Key West doctor defends health care at Lower Keys Medical
Last month, at a contentious district hospital board meeting, Dr. Aydin Atilla, medical director of the Lower Keys Medical Center Emergency Room, was thrust into the spotlight and challenged on the care being provided in the ER.
At the meeting, a handful of individuals asserted that Dr. Atilla yielded an untenable amount of power in the ER. They claimed the needs of patients were either not being met, or were secondary, to other motives and agendas. By now, many in the community have either read or heard versions of those assertions in an online open letter, which was subsequently published in other media outlets. But Dr. Atilla argues that the grumblings of a few individuals, possibly with ulterior motives, were represented as though it was the opinion of the Key West community as a whole.
However, when the Keys Weekly reached out to Dr. Atilla for a response to some of the disparaging accusations, we were surprised to learn that he was (as of press time) never approached for comment by any other media sources. According to Dr. Atilla, many of the public accusations came without specific facts or the full corroborating accounts of all witnesses, which he said left him frustrated and disheartened.
Sitting down with Dr. Atilla provided a different depiction of how healthcare is administered at Lower Keys Medical Center’s ER.

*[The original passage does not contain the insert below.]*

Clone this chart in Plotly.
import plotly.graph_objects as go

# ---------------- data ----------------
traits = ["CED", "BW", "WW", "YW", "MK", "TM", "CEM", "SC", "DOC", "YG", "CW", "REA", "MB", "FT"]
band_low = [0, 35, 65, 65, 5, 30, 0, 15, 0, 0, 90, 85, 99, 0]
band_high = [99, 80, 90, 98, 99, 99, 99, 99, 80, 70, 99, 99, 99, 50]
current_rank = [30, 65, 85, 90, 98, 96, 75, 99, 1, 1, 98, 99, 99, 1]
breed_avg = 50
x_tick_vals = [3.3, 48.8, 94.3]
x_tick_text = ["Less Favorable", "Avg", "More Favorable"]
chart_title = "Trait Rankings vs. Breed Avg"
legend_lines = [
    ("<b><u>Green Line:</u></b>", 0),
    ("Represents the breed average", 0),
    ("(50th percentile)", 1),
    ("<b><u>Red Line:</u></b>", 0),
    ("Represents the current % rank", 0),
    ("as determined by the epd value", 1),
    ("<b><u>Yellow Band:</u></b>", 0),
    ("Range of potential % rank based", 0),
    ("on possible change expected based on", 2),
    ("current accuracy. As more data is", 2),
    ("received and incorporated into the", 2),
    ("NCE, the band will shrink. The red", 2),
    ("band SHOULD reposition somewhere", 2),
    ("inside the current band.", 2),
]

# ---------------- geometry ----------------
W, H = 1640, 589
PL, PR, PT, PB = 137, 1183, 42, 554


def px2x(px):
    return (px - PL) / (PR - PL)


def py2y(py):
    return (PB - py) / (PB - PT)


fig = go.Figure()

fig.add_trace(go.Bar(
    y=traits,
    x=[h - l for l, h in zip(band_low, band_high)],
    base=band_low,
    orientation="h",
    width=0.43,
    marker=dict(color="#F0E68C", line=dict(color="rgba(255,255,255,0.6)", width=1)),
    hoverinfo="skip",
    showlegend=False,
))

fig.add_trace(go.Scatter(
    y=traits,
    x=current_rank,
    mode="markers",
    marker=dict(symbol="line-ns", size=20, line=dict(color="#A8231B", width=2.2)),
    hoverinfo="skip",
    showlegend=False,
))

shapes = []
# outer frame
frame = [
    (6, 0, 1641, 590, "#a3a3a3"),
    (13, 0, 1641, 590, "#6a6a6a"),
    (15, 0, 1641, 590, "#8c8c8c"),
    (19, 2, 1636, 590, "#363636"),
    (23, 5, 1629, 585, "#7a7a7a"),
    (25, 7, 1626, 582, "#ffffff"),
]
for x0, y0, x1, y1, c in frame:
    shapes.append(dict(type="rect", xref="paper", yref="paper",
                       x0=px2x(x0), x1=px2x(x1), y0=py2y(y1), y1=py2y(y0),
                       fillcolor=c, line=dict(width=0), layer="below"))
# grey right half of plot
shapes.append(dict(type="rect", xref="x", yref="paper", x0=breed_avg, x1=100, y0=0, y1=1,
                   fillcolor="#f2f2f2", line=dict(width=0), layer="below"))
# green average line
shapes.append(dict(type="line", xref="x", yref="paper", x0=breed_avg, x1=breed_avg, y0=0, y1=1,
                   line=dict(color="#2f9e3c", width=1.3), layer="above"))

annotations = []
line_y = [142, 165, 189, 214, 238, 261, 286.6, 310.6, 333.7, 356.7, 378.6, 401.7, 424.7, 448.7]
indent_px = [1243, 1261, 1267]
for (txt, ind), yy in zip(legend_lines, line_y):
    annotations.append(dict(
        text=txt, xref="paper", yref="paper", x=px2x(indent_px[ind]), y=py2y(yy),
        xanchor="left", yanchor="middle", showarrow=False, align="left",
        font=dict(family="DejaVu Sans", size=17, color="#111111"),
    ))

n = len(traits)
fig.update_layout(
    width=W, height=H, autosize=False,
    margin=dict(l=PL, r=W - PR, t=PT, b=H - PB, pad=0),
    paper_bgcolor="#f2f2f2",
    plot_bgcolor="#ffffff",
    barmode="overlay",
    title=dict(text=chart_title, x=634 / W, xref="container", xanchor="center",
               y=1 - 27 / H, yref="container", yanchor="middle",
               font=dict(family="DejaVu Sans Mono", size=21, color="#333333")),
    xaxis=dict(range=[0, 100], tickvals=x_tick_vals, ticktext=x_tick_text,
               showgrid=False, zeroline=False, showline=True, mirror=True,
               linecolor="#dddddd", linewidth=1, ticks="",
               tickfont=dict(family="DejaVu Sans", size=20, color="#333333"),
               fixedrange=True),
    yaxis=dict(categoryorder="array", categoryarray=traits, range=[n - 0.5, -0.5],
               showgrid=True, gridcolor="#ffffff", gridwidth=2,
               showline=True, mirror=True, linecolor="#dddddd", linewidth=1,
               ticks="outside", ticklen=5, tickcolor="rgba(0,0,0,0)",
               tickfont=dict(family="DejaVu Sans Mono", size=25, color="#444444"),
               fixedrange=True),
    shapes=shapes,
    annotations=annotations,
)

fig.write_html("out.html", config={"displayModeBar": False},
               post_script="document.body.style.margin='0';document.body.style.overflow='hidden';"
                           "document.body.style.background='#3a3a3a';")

For starters, Dr. Atilla said, he challenges anyone who questions his passion for administering healthcare, along with many of the staff members at the hospital, by simply exploring the other side of the story.
“There are more than 50 physicians working hard everyday — from surgeons, internists, sub-specialists, nurses and-mid level providers,” said Dr. Atilla. “They don’t deserve this. Claiming the hospital is corrupt, just because several patients were disappointed, is a horrifying statement.”
According to Dr. Atilla, the LKMC emergency room treated more than 22,000 patients last year and only received 40 complaints about service. During that time, he said the facility has become more observant to ER guidelines — particularly wait times. For example, those with chest pain must be attended to within 30 minutes and standard visits must be evaluated and admitted within 240 minutes.
“Whether insured or uninsured, care is being provided following strict guidelines and benchmarks,” Dr. Atilla said.
Another accusation made against Dr. Atilla, made by another doctor, asserted that ER physicians are not communicating with patients’ primary care doctors. But Dr. Atilla explained that an ER physician’s mission is different than a primary care physician’s. ER doctors are trained to assess and evaluate immediate care for the patient.
“If presenting symptoms of a heart attack, an ER doctor would consult a cardiologist — not the primary care doctor. One claim against the hospital at the district meeting was that the primary care doctor is not being contacted,” said Dr. Atilla. “There’s no law that says we have to call the primary care physician [when a patient arrives at the ER], but we always strive to do so.”
As director, Dr. Atilla said he acts as an ER manager over other doctors. He is on call 15 days a month, on average, and said he usually receives 15 to 25 phone calls a night. He evaluates patient complaints, assesses doctors’ performances and provides additional feedback to improve the care when needed. He also added that ER doctors are independent contractors at LKMC, and his role as manager means he’s often relegated to the role of facilitator, rather than having direct control over the doctors’ fulfillment of his or her duties.
“In that regard, being director doesn’t give you any power at all,” said Dr. Atilla.
Contrary to a published letter sent to Governor Rick Scott from former Key West City Commissioner Harry Bethel, Dr. Atilla stated that once patients are released from the ER, they are told to contact their primary doctors for further treatment.
“Primary care physicians should be at the helm of a patient’s health care,” said Dr. Atilla. “Never, in four years, have I ever abused my role at the ER to promote my own private practice. My practice is full and I am not accepting new patients. In fact, we need more primary care physicians in the Keys because practices are already overtaxed with too many patients.”
Dr. Atilla said that with today’s changing healthcare landscape, the Lower Keys Medical Center is challenged with meeting not only healthcare needs of its patients, but also the financial shortages. He said 40 percent of LKMC ER patients that do not have health insurance, resulting in $2 million in unfunded care.
“Everyone — patient, to doctor, to the hospital — is caught in the tug of war of the overall health care system,” said Dr. Atilla. “But the Lower Keys Medical Center is providing dedicated care to our community.”
Dr. Atilla told the Keys Weekly that he wanted to express his views, not necessarily for closure, but for clarity — and hopefully to allow for future discussions that include “transparency and fairness.”